__GIVEN INSTRUCTION__
Look at the data below and print exactly the lines from its first line through the line with "const origDl156 = [72, 41, 23.6, 13.5, 7.59, 4.02, 2.33];"; the pictures stay out of the copy.

__INFORMATION SHOWN__
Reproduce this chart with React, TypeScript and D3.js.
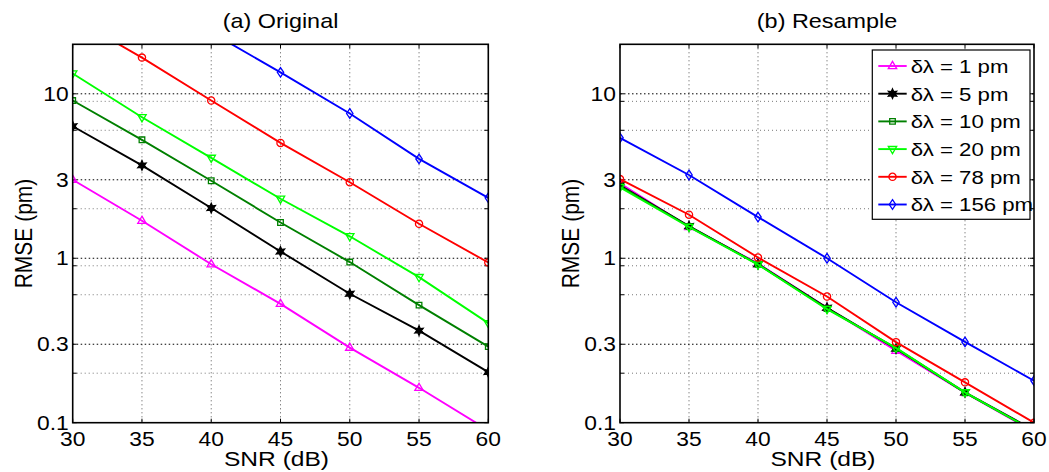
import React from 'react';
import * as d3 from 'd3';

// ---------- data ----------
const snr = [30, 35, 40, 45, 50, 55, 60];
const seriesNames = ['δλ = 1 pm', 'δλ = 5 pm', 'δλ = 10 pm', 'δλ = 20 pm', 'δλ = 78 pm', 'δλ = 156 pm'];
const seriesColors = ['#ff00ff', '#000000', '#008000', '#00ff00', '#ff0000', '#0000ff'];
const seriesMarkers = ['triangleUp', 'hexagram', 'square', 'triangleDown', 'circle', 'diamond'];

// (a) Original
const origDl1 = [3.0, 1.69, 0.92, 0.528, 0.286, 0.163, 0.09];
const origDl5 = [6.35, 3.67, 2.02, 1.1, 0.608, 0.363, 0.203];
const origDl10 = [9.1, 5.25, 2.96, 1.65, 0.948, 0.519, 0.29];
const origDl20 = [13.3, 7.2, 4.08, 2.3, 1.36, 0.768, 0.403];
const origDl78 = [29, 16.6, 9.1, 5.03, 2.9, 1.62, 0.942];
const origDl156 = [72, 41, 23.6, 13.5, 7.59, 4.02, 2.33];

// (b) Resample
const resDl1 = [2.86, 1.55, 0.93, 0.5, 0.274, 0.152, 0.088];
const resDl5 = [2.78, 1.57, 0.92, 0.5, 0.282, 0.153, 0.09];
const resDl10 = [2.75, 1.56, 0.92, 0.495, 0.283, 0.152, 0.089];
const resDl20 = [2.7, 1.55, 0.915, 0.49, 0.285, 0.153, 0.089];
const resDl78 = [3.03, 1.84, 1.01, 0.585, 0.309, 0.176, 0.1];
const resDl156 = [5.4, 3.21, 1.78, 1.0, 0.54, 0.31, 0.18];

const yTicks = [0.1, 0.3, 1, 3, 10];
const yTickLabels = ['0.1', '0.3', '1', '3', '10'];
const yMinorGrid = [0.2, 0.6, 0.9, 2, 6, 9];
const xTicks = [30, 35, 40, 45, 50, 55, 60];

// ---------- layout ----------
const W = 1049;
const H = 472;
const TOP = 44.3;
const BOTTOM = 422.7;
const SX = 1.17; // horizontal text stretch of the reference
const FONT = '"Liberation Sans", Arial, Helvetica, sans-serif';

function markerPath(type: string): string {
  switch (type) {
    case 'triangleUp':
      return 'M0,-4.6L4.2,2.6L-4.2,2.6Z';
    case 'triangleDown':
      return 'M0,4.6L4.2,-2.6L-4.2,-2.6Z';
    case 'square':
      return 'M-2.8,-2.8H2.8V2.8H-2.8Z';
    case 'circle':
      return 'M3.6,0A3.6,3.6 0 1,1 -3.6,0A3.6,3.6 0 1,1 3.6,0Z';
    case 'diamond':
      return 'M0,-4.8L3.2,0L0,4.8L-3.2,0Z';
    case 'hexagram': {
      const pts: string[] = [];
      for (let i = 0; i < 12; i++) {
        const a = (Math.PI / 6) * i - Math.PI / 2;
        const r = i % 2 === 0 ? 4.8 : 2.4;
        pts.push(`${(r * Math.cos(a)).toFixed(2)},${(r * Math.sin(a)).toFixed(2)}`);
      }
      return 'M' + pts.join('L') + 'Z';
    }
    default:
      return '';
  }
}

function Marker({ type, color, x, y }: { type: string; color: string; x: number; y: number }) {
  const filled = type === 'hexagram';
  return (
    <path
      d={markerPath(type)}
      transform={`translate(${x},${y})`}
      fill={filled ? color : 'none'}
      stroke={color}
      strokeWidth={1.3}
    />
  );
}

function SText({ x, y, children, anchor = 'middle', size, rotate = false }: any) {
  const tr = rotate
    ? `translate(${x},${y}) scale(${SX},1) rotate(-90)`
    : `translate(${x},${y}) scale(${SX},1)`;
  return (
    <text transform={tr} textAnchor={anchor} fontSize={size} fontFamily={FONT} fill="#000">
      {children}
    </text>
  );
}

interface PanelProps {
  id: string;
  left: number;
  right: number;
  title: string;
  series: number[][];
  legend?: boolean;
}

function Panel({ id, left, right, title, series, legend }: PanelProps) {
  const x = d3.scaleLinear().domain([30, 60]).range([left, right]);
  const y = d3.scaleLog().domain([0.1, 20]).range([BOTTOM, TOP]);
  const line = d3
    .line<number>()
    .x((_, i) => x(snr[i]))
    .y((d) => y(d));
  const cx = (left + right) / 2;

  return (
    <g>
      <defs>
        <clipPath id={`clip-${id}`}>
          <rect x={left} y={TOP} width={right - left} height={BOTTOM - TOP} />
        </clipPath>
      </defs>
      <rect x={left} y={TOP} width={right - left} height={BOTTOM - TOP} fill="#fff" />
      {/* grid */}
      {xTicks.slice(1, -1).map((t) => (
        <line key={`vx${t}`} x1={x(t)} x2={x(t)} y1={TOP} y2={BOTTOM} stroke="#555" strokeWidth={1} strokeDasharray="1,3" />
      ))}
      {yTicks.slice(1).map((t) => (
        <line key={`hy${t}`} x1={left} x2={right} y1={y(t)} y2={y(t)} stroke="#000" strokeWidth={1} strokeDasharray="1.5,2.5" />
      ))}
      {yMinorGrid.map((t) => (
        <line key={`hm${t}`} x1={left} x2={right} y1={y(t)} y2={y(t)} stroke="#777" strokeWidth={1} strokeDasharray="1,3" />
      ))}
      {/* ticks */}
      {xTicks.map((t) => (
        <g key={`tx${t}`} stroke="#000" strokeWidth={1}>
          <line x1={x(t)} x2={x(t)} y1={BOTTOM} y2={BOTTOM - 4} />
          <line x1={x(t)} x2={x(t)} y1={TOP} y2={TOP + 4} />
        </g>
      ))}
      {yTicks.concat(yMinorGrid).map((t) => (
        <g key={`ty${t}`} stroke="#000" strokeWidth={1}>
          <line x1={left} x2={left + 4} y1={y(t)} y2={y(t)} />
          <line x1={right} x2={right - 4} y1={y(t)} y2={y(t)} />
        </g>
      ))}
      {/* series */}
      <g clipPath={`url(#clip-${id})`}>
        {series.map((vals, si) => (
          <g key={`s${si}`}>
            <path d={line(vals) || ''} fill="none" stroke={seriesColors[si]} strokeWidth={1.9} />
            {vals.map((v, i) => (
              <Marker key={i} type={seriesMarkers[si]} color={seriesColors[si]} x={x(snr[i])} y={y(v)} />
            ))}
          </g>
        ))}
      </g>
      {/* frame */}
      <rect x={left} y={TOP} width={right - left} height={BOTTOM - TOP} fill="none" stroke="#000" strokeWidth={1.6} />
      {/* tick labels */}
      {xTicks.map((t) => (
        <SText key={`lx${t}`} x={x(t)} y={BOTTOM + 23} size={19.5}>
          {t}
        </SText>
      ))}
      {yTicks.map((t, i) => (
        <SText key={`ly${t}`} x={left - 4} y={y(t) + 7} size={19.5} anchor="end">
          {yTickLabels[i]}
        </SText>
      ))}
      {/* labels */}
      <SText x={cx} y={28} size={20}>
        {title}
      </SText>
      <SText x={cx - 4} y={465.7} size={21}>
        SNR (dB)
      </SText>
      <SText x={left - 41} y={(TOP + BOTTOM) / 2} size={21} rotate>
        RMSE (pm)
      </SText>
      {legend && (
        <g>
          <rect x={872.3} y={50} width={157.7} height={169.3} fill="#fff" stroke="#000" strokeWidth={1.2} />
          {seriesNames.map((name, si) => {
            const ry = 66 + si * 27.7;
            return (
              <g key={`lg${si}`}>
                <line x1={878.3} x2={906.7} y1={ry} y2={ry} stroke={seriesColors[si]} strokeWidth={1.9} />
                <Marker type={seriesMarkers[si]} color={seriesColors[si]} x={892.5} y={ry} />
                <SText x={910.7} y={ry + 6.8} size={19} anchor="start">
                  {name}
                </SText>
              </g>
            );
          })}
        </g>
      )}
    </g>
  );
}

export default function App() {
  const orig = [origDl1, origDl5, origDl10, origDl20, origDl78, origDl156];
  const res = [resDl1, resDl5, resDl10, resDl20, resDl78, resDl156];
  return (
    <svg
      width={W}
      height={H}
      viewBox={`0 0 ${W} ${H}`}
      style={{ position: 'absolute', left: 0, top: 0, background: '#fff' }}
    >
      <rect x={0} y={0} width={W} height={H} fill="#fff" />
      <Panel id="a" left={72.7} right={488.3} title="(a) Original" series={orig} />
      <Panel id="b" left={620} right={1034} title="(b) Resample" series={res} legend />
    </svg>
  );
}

__EXERCISE SOLUTION__
Reproduce this chart with React, TypeScript and D3.js.
import React from 'react';
import * as d3 from 'd3';

// ---------- data ----------
const snr = [30, 35, 40, 45, 50, 55, 60];
const seriesNames = ['δλ = 1 pm', 'δλ = 5 pm', 'δλ = 10 pm', 'δλ = 20 pm', 'δλ = 78 pm', 'δλ = 156 pm'];
const seriesColors = ['#ff00ff', '#000000', '#008000', '#00ff00', '#ff0000', '#0000ff'];
const seriesMarkers = ['triangleUp', 'hexagram', 'square', 'triangleDown', 'circle', 'diamond'];

// (a) Original
const origDl1 = [3.0, 1.69, 0.92, 0.528, 0.286, 0.163, 0.09];
const origDl5 = [6.35, 3.67, 2.02, 1.1, 0.608, 0.363, 0.203];
const origDl10 = [9.1, 5.25, 2.96, 1.65, 0.948, 0.519, 0.29];
const origDl20 = [13.3, 7.2, 4.08, 2.3, 1.36, 0.768, 0.403];
const origDl78 = [29, 16.6, 9.1, 5.03, 2.9, 1.62, 0.942];
const origDl156 = [72, 41, 23.6, 13.5, 7.59, 4.02, 2.33];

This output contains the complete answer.